У нее широкие скулы. Темно-русые волосы. Большие глаза с каким-то резким, недоверчивым огоньком. Порывистые движения. Грубоватый голос и смех. Гневно сводит брови, если ей что-то не по нраву. Бывает резкой. Бывает несдержанной. Как неприрученное животное.

Встает с кровати, быстро откинув одеяло. И я вижу, как торопливо покачиваются бедра в такт шагам и как включенный в коридоре свет скользит по смуглой коже, словно обжигая ее, и как ладошки с какой-то странной инстинктивностью касаются груди.

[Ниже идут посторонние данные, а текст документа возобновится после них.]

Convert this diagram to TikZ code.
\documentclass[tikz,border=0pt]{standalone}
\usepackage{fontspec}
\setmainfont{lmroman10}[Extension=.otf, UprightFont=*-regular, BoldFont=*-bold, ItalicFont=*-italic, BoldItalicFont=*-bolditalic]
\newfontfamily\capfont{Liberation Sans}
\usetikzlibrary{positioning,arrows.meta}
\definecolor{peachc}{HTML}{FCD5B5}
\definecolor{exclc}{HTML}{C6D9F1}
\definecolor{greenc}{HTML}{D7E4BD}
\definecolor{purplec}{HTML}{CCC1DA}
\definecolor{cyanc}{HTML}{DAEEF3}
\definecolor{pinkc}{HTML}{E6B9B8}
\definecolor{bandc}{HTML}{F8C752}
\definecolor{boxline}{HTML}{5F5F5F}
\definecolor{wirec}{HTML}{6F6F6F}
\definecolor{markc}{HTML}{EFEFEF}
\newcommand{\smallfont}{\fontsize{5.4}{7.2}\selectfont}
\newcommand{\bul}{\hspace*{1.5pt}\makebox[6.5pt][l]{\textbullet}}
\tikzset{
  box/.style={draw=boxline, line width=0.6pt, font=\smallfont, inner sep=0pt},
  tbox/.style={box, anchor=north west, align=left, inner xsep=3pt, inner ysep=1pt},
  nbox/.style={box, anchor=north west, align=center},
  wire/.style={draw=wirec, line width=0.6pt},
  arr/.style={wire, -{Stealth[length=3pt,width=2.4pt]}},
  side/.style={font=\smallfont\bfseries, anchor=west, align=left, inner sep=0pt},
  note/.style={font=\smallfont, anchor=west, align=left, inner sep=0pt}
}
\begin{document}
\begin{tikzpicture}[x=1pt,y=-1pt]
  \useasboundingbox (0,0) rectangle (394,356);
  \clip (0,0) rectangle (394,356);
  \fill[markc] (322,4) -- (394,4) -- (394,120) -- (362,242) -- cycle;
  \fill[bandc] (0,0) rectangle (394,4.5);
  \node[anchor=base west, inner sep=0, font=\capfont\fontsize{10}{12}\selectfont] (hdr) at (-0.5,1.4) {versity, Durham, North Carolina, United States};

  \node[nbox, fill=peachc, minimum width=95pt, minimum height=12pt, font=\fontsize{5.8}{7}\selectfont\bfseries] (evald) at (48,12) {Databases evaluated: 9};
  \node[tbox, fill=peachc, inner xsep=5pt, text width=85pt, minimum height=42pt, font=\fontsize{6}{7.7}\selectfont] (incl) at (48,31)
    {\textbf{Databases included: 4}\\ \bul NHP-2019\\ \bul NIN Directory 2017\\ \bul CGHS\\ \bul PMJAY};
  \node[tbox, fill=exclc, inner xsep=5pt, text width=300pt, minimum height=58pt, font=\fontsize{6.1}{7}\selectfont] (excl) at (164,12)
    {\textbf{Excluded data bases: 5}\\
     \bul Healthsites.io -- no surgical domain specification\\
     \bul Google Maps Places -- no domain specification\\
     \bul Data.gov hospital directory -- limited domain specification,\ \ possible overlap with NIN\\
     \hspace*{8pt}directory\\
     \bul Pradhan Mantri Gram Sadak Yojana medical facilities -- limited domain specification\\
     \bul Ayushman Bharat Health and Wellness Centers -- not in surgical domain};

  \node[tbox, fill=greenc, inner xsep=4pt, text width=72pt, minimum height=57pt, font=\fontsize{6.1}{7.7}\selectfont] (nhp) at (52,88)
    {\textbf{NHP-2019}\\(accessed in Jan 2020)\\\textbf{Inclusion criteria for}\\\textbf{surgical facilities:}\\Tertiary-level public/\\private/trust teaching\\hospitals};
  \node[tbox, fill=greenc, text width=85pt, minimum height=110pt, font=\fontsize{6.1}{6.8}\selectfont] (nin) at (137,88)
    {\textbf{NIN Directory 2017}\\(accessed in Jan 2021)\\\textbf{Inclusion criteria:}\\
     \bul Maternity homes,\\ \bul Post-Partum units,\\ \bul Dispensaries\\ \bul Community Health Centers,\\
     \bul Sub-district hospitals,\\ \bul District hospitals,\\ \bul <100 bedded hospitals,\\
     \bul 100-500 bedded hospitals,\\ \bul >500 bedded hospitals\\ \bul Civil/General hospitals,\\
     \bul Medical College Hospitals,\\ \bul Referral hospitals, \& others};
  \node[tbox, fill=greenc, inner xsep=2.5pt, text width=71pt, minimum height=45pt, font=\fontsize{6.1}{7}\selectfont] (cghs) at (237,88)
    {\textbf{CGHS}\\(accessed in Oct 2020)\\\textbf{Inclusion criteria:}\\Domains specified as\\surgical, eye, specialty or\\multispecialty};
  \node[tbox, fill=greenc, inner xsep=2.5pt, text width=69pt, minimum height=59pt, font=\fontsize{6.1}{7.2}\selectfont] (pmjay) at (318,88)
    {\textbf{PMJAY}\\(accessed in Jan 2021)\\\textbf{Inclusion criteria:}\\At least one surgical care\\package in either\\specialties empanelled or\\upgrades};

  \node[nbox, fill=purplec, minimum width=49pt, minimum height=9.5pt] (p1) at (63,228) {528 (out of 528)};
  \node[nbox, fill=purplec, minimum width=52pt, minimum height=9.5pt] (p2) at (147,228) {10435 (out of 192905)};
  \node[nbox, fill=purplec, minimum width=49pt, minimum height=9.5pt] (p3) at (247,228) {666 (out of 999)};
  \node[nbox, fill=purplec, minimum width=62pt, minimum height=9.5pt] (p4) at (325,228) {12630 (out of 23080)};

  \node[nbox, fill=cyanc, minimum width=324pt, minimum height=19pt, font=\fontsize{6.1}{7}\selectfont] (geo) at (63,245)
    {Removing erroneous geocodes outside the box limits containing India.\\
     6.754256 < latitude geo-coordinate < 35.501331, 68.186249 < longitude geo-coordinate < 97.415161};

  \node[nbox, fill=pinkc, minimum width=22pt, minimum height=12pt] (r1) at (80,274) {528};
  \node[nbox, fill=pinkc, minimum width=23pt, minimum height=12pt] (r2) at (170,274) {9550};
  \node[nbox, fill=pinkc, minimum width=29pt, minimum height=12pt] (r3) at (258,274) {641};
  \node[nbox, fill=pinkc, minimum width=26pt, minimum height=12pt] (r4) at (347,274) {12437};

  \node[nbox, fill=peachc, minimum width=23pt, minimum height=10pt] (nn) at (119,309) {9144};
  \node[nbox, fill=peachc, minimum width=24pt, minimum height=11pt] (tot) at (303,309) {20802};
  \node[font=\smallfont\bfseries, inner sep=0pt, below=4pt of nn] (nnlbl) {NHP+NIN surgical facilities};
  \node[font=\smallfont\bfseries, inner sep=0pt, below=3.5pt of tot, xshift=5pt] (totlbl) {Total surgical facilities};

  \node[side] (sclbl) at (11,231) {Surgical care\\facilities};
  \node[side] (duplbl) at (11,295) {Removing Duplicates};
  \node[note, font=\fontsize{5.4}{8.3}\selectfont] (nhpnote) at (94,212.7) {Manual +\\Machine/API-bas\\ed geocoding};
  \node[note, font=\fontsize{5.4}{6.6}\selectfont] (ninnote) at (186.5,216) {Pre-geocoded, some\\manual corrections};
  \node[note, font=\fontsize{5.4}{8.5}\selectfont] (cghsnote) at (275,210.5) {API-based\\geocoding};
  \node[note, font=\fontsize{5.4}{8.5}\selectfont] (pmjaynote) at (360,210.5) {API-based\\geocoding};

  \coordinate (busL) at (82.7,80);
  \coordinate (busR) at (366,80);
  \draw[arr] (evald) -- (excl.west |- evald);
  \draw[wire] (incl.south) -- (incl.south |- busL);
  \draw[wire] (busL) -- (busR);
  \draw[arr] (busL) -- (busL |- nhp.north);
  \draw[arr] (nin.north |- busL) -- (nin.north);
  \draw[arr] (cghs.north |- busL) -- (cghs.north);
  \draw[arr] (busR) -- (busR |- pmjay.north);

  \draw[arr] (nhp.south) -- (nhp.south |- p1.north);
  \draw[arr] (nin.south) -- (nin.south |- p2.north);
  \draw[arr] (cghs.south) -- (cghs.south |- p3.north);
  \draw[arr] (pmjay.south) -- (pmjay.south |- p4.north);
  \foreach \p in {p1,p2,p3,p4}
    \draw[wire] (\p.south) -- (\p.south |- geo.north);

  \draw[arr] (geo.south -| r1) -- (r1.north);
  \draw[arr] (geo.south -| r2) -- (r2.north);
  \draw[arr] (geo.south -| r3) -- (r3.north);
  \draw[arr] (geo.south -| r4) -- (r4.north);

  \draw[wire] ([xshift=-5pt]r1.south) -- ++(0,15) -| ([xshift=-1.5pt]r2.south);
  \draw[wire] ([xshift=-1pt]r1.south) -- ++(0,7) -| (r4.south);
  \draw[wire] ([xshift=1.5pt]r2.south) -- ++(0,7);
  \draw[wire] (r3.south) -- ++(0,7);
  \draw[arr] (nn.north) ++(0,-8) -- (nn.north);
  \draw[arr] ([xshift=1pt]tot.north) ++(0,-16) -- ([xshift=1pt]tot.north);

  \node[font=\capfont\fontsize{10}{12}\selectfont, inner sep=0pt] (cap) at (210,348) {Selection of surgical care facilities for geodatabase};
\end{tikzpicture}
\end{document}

Стыдливая, но — знает свои преимущества. Поэтому, вернувшись из ванной, какое-то время стоит возле кровати, скрестив на груди руки, и не спешит прятаться под одеяло. Говорит что-то не имеющее никакого значения, улыбаясь и глядя на меня сверху вниз. Следит за моей реакцией. Следит за моим взглядом. И только потом — проскальзывает в постель… ("Прифронтовая")

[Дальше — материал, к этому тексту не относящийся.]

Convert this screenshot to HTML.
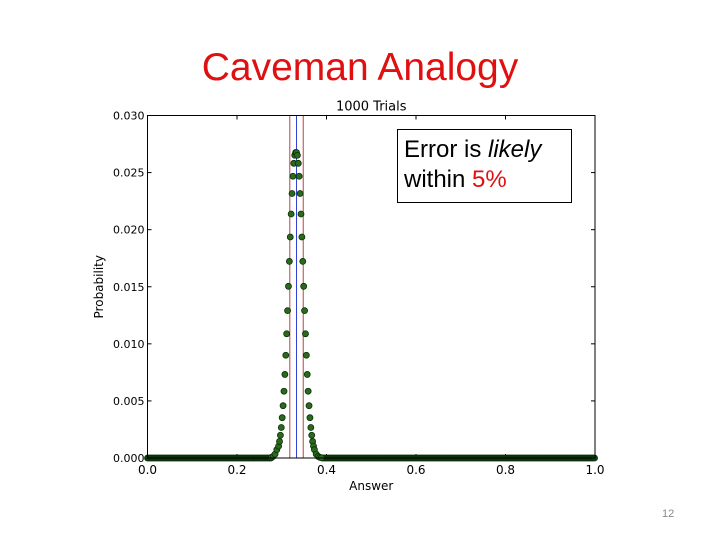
<!DOCTYPE html>
<html><head><meta charset="utf-8"><style>
body{margin:0;background:#fff;width:720px;height:540px;overflow:hidden;position:relative;font-family:"Liberation Sans",sans-serif}
#title{position:absolute;left:0;width:720px;top:46px;text-align:center;font-size:39px;color:#e01010;font-family:"Liberation Sans",sans-serif}
#pagenum{position:absolute;left:662px;top:508px;font-size:11px;color:#888}
#note{position:absolute;left:397px;top:129px;width:175px;height:74px;border:1px solid #000;background:#fff;font-size:24px;line-height:30px;padding:5px 0 0 6px;box-sizing:border-box}
</style></head><body>
<div id="title">Caveman Analogy</div>
<svg id="chart" width="720" height="540" style="position:absolute;left:0;top:0"></svg>
<div id="note">Error is <i>likely</i><br>within <span style="color:#e01010">5%</span></div>
<div id="pagenum">12</div>
<script>
const xTicks=[0.0,0.2,0.4,0.6,0.8,1.0];
const yTicks=[0.000,0.005,0.010,0.015,0.020,0.025,0.030];
const peakAnswers=[0.277,0.281,0.285,0.289,0.293,0.295,0.297,0.299,0.301,0.303,0.305,0.307,0.309,0.311,0.313,0.315,0.317,0.319,0.321,0.323,0.325,0.327,0.329,0.331,0.333,0.335,0.337,0.339,0.341,0.343,0.345,0.347,0.349,0.351,0.353,0.355,0.357,0.359,0.361,0.363,0.365,0.367,0.369,0.371,0.373,0.377,0.381,0.385,0.389];
const peakProbs=[0.00006,0.00015,0.00034,0.00073,0.00104,0.00145,0.00199,0.00267,0.00353,0.00458,0.00585,0.00732,0.00900,0.01088,0.01291,0.01504,0.01722,0.01936,0.02137,0.02317,0.02468,0.02581,0.02652,0.02676,0.02676,0.02652,0.02581,0.02468,0.02317,0.02137,0.01936,0.01722,0.01504,0.01291,0.01088,0.00900,0.00732,0.00585,0.00458,0.00353,0.00267,0.00199,0.00145,0.00104,0.00073,0.00034,0.00015,0.00006,0.00002];
const tailAnswers=[];
for(let k=0;k<=1000;k+=3){if(k<277||k>389)tailAnswers.push(k/1000);}
const tailProbs=tailAnswers.map(()=>0);
const trueValue=[0.333];
const errorBounds=[0.318,0.348];
const L=147.5,R=595,T=115.5,B=458;
const X=v=>L+(v-0)/(1-0)*(R-L);
const Y=v=>B-(v/0.030)*(B-T);
const svg=document.getElementById('chart');const NS='http://www.w3.org/2000/svg';
function mk(tag,attrs,parent){const e=document.createElementNS(NS,tag);for(const k in attrs)e.setAttribute(k,attrs[k]);(parent||svg).appendChild(e);return e;}
const frame=mk('rect',{x:L,y:T,width:R-L,height:B-T,fill:'#fff',stroke:'none'});


xTicks.forEach(t=>{
 const ln=mk('line',{x1:X(t),x2:X(t),y1:B,y2:B-4,stroke:'#000'});
 
 
 mk('line',{x1:X(t),x2:X(t),y1:T,y2:T+4,stroke:'#000'});
 const tx=mk('text',{x:X(t),y:B+16,'text-anchor':'middle','font-size':12,'font-family':'DejaVu Sans,sans-serif'});tx.textContent=t.toFixed(1);
 
 
});
yTicks.forEach(t=>{
 const ln=mk('line',{x1:L,x2:L+4,y1:Y(t),y2:Y(t),stroke:'#000'});
 
 
 mk('line',{x1:R,x2:R-4,y1:Y(t),y2:Y(t),stroke:'#000'});
 const tx=mk('text',{x:L-3,y:Y(t)+4,'text-anchor':'end','font-size':11,'font-family':'DejaVu Sans,sans-serif'});tx.textContent=t.toFixed(3);
 
 
});
errorBounds.forEach(v=>{
 const ln=mk('line',{x1:X(v),x2:X(v),y1:T,y2:B,stroke:'#c04040','stroke-width':1});
 
 
});
trueValue.forEach(v=>{
 const ln=mk('line',{x1:X(v),x2:X(v),y1:T,y2:B,stroke:'#3040d0','stroke-width':1});
 
 
});
function dots(xs,ys,fill){xs.forEach((a,i)=>{
 const c=mk('circle',{cx:X(a),cy:Y(ys[i]),r:3,fill:fill,stroke:'#0a300a','stroke-width':0.8});
 
 
});}
dots(tailAnswers,tailProbs,'#123f12');dots(peakAnswers,peakProbs,'#2a6a1a');
const bx=mk('rect',{x:L,y:T,width:R-L,height:B-T,fill:'none',stroke:'#000','stroke-width':1});


const tt=mk('text',{x:(L+R)/2,y:T-5,'text-anchor':'middle','font-size':13,'font-family':'DejaVu Sans,sans-serif'});tt.textContent='1000 Trials';


const xl=mk('text',{x:(L+R)/2,y:B+32,'text-anchor':'middle','font-size':12,'font-family':'DejaVu Sans,sans-serif'});xl.textContent='Answer';


const yl=mk('text',{x:0,y:0,'text-anchor':'middle','font-size':12,'font-family':'DejaVu Sans,sans-serif',transform:`translate(103,${(T+B)/2}) rotate(-90)`});yl.textContent='Probability';


</script>
</body></html>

"ДС": Напоследок хочется поговорить о стиле. Повествование выдержано в темных, порой — мрачных тонах. В текстах много насилия и шокирующей, я бы сказал жестокой откровенности. Также используется не нормативная лексика. Не слишком ли радикально? Не всякий читатель адекватно воспримет такие тексты…

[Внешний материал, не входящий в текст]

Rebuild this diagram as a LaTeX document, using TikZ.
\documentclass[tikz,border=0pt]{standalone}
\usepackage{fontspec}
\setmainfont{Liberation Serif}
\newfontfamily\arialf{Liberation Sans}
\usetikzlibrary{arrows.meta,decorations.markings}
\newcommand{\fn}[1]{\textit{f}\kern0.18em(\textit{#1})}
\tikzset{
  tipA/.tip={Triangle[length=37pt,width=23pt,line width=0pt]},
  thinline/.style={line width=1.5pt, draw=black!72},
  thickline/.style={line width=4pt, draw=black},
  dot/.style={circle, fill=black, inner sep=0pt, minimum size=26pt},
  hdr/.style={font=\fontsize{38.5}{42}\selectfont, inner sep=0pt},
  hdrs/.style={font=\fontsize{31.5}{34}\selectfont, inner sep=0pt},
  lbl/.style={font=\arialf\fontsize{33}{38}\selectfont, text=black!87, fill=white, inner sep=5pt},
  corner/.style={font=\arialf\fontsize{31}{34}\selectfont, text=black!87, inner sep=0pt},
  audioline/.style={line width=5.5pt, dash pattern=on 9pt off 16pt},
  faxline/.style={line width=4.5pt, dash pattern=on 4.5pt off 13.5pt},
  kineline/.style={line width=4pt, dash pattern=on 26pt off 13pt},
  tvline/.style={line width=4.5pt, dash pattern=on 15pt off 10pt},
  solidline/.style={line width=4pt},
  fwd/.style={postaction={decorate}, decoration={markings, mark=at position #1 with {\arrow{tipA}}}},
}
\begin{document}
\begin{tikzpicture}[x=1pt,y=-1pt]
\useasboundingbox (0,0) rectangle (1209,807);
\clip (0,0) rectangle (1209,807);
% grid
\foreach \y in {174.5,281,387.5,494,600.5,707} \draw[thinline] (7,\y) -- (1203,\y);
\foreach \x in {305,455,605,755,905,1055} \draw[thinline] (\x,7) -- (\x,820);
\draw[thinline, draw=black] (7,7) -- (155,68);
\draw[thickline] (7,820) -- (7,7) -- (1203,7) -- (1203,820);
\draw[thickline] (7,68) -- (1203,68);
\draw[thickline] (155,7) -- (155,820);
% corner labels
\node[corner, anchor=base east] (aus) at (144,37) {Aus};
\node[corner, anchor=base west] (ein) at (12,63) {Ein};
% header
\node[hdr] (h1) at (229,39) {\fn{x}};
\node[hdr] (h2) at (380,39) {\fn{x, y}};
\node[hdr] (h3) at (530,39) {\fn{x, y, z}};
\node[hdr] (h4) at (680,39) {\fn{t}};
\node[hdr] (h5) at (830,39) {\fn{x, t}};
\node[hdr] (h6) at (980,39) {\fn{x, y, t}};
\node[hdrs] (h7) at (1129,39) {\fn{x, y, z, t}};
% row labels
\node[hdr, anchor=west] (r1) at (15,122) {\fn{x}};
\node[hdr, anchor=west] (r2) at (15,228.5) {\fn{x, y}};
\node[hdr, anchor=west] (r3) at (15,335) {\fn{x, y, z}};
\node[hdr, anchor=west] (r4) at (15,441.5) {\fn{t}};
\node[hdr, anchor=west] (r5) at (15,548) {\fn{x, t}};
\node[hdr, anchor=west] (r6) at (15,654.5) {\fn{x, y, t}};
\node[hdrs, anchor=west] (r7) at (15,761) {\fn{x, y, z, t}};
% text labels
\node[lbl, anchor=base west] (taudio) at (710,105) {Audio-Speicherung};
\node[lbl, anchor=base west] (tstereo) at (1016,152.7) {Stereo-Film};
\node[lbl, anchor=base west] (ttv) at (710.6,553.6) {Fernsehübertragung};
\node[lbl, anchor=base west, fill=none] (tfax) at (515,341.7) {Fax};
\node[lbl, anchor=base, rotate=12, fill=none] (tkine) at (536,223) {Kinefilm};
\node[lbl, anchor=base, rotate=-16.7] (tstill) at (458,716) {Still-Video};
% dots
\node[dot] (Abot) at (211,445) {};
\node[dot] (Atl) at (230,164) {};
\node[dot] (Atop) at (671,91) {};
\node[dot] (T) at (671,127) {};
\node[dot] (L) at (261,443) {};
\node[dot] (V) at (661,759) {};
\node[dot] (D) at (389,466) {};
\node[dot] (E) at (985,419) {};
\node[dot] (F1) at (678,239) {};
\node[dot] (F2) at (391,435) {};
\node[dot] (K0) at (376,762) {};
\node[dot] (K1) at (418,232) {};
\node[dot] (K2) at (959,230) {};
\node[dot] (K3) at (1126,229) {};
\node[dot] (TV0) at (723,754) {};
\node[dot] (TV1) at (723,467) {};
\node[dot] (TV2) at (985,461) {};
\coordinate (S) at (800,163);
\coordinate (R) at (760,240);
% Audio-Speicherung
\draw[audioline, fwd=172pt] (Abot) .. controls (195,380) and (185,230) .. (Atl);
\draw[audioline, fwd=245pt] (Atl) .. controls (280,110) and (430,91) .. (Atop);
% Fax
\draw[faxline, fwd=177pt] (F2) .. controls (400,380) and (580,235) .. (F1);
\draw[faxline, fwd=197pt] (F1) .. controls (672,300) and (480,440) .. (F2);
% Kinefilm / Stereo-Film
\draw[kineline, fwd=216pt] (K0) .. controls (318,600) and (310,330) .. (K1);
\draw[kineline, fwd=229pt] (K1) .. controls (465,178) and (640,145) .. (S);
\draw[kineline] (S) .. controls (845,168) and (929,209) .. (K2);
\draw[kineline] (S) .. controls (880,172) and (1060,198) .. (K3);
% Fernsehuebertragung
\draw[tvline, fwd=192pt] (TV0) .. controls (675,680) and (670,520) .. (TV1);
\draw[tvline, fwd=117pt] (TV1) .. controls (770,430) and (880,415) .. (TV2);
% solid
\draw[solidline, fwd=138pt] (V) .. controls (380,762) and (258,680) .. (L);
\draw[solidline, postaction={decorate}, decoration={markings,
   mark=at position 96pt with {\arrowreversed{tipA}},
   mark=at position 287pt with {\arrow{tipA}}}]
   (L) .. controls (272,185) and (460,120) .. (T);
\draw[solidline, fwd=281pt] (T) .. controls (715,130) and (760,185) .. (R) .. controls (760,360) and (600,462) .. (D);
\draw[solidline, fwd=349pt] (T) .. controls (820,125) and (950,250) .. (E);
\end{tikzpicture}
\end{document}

О.К.: Тут, скорее, нужно спросить у самих читателей… Мне сложно за них отвечать…

А если серьезно, то стиль и энергетика текста продиктованы самой темой повествования. Если вы пишите о солдате, которому осколком сорвало половину лица, или о женщине, которую изнасиловали, когда ей было девять лет, — нужно ли смягчать краски? Возможною, найдутся те, кому мои тексты покажутся слишком откровенными или "не литературными". Это их право. Значит — моя книга не для них.

Мой читатель — тот, кто любит честную прозу и не боится взглянуть в глаза реальности.